The Conflict Triangle
[5 min. read] [Impact 96]
How to handle workplace conflict — without rescuing or taking sides
For professionals and leaders who want to resolve tension fast — without becoming the referee.
Most leaders don’t fail at conflict because they are weak. They fail because they rescue.
The Conflict Triangle — Move Them to the Center
A simple model to resolve 90% of workplace conflict — without blame, drama, or over-involvement. Imagine a triangle on the table. Every conflict pulls people to a corner. Leadership means pointing to the center.
Ownership means: each person names their part and commits to a change.
Don’t stand in the center for them. Move them there.
A short story (why this matters)
Two team members argue about a missed deadline.
One says: “I never got the input.” The other says: “You never asked.”
They both come to you. Voices rise. One rolls their eyes. The room tightens.
Look at the triangle above. That pull you feel? It’s the arrow toward the FIX corner.
If you step there, the triangle stays alive, and they keep depending on you. If you move them to the center, it collapses.
The real mistake? Stepping into the Rescuer corner.
The Three Corners Explained
- One corner Feels helpless (Victim): “This is happening to me.”
- One corner blames (Persecutor): “You are the problem.”
- One corner rescues (Rescuer): “Let me fix this for you.”
This model is based on the Drama Triangle (Stephen Karpman), a well-known conflict psychology framework.
The trap? All three avoid ownership.
The Conflict Leadership Model
Step 1 — Decide: Together or Separate?
- If emotions are calm → Bring them together.
- If emotions are high → Speak separately first.
Step 2 — Move Them to Ownership
Your only job is to move people from blame to responsibility. Not to solve the conflict.
If someone comes to you complaining, ask:
- “Have you told them directly?”
If the answer is no:
- “Start there. I’ll support you — but I won’t solve it for you.”
When they are together, guide them with just two questions:
- “What’s your part in this?”
- “What will you both do differently going forward?”
Do not solve the past.
Structure the future by agreeing on new actions.

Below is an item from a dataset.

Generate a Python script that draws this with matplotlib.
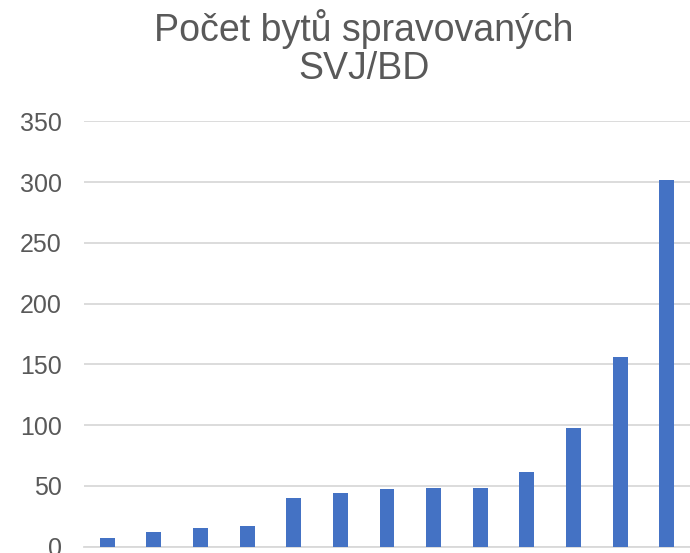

How This Works in Real Life
Example 1 — Peer Conflict
Marketing complains about Sales.
Leader: “Have you told Sales directly?”
“No.”
“Start there. If it doesn’t resolve, I’ll join.”
Result: Most conflicts resolve before you intervene.
Example 2 — Escalated Tension
They meet together but still argue.
Leader: “Each of you — what could you have done better?”
Silence. Reflection. Shift in tone.
Then: “What will you both do differently next time?”
Agreement forms. Ownership replaces blame.
Early Warning Signs (Act Before It Explodes)
- People complain to you instead of each other
- Eye-rolling in meetings
- Repeated “miscommunication”
- Energy drops when certain names are mentioned
Address tension early — or it will escalate later.
When NOT to Use This Alone
- Harassment or bullying
- Serious power imbalance
- Repeated underperformance
- Ethical violations
Those require direct leadership action — not facilitation.
Why This Works
The Drama Triangle (Stephen Karpman, 1968) explains why blame, helplessness, and rescuing keep conflict alive. Moving people to ownership breaks that dynamic.
Accountability reduces defensiveness faster than argument.
If you remember only one sentence
Ask: “Have you told them?”
Bring them together.
Move to ownership.
Fix the future.
How to explain this in 30 seconds
One blames. One feels helpless. One rescues.
Leaders get pulled to the rescue corner.
But your job is not to stand in the center —
it’s to move them there.”
If you can explain it this simply, you truly understand it.
Move people from corners to ownership — and most workplace conflict resolves itself.